- Alcoa, an aluminium smelter, killed 152 koalas
- The koalas were suffering from fluoride exposure
More than 150 koalas have been put down after falling ill while living near an American-owned aluminium smelter in the last four years.
Alcoa, an aluminium smelter in Portland in regional southwest Victoria, admitted to killing the koalas after finding they were deteriorating from exposure to fluoride – a waste product of smelting.
The industry giant found a large group of koalas living in the 17 hectares closest to the smelter were suffering from the effects of fluorosis, a disease caused by fluoride exposure which can lead to malnutrition as well as skeletal and dental defects.
Overpopulation was also found to be a problem in the small area.
The 152 worst-affected koalas, about 60 per cent of those assessed, were euthanised and the forest was closed off from the public in March.
In response to the tragic loss of life, Alcoa has implemented a Koala Management Plan.
Part of its plan to rehabilitate koala’s wellbeing in the area includes planting 16,000 eucalyptus trees on 14 hectares further from the smelter.
Alcoa hopes that by gradually removing the 17 worst-affected hectares while the plantation grows it will encourage the koalas to move to the new forest.
‘We remain committed to supporting the ongoing protection and management of the local koala population,’ a spokesperson said in a statement.
However, wildlife activist groups say the situation in Portland is only an example of a wider koala crisis across Victoria.
Koalas are listed as endangered in NSW, QLD and the ACT but the Victorian Government claims its koala population is ‘secure’.
Some parts of the state have even declared an overpopulation of koalas, including the southwest where Portland is located.
In 2022 the government euthanised almost a third of the 125 koalas near the Budj Bim dormant volcano, about 70km from Portland.

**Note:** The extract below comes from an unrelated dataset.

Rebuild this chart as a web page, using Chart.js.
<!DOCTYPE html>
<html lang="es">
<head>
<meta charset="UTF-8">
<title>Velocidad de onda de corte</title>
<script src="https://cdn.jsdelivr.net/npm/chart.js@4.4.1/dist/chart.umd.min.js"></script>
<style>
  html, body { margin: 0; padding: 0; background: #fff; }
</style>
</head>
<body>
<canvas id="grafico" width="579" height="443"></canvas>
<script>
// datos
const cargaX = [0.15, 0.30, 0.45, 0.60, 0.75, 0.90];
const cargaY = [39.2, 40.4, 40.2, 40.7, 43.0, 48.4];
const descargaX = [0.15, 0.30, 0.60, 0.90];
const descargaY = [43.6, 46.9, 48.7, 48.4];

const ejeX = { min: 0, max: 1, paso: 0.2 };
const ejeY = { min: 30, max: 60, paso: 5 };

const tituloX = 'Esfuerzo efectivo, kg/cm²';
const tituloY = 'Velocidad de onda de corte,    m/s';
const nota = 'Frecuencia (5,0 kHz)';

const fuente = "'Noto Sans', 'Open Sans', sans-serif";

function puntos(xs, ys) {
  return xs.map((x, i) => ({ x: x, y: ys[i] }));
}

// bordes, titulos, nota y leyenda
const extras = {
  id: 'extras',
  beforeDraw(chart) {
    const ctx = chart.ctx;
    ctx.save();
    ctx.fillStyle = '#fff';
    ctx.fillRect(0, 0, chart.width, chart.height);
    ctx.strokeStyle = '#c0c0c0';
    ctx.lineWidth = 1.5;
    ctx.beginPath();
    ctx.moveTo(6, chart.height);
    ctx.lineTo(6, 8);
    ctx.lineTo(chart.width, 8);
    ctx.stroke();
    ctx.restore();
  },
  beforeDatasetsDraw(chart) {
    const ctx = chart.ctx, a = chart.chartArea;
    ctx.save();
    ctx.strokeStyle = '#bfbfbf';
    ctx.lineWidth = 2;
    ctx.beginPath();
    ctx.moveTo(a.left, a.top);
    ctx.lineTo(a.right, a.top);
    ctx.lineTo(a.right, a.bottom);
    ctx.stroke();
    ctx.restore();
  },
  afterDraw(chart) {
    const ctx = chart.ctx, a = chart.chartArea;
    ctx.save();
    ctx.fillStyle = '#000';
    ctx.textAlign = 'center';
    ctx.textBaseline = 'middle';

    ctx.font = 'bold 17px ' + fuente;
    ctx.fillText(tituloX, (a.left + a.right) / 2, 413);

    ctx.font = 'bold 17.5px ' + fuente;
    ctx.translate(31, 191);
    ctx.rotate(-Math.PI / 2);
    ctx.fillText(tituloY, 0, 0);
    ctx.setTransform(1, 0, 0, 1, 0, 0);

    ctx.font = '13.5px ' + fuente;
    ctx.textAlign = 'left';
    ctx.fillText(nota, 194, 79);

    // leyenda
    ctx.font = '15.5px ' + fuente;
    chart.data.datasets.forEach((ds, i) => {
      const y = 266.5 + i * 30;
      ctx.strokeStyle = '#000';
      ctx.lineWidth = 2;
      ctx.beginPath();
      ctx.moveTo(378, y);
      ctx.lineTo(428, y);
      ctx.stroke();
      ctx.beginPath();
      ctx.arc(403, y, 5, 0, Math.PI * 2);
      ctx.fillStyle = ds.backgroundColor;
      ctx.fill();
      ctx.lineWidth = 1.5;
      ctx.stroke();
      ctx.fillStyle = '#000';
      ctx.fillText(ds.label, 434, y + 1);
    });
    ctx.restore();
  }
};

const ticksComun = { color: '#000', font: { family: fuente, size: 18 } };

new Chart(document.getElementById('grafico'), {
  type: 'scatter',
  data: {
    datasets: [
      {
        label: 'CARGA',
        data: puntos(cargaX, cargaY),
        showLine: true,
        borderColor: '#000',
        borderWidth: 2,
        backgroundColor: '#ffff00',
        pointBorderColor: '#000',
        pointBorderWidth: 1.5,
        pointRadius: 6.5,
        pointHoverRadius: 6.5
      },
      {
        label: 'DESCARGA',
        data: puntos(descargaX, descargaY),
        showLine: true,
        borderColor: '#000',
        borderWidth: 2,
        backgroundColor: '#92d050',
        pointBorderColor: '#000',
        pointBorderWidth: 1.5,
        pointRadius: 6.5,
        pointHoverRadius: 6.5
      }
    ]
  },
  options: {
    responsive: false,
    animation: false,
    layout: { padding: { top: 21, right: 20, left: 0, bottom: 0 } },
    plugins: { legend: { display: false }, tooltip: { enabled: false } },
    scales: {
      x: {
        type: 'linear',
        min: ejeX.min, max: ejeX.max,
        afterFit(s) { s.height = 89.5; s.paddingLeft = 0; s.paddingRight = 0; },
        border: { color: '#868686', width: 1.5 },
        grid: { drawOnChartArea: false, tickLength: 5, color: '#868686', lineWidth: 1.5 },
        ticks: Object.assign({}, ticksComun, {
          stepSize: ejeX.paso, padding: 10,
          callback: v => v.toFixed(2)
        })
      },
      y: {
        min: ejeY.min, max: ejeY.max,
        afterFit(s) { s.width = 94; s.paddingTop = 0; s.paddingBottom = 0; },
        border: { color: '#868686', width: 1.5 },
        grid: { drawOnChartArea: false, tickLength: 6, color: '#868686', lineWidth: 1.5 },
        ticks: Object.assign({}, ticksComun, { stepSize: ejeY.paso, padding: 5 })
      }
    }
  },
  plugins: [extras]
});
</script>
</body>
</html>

Koala Alliance Victoria is just one of the agencies that claim Victoria is overestimating the stability of its koala population and calling for the national icons to be treated with more respect.
‘If we don’t act, koalas in Victoria will vanish without even getting onto the endangered list,’ spokesperson Jessica Roberson told Yahoo.
‘That would be a terrible tragedy and we will not rest until something is done to turn this around.’